Stop only when the requested completion condition is satisfied. Default completion criteria for this skill are:

  • No unresolved actionable review threads remain.
  • The latest required CI checks are passing.
  • The automated reviewer has stopped producing new feedback.
  • The automated reviewer has added a final thumbs-up reaction.

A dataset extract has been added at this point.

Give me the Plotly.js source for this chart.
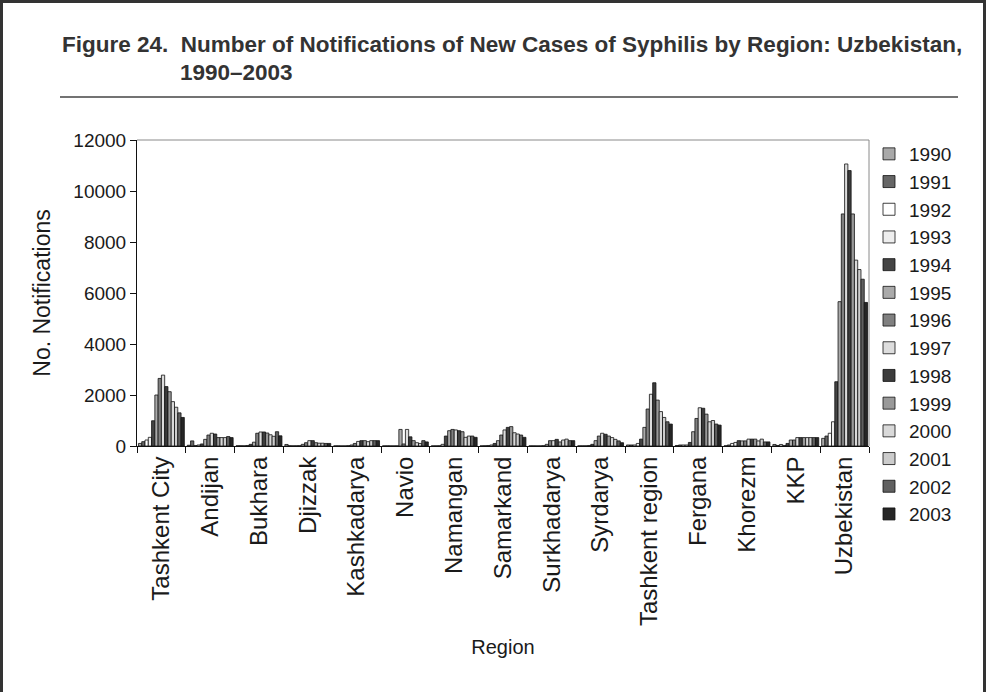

Do not treat "no new comments yet" as completion. Do not stop merely to ask whether to continue waiting. Only stop early if the user explicitly changes the stop condition or a hard blocker prevents further progress.

Useful Commands

git fetch origin main
gh pr checks <pr-number> --repo <owner/repo>
gh run watch <run-id> --repo <owner/repo> --exit-status --interval 30
gh run rerun <run-id> --repo <owner/repo>
git commit --amend --no-edit
git push --force-with-lease

Reporting Back

  • State what was fixed, what was validated, and what the current PR/CI/review state is.
  • Include exact PR numbers, run ids, and commit SHAs when they matter.
  • If you are still in the waiting loop, say that explicitly instead of sounding finished.
  • During the loop, give status updates without asking whether to continue unless a real blocker requires user intervention.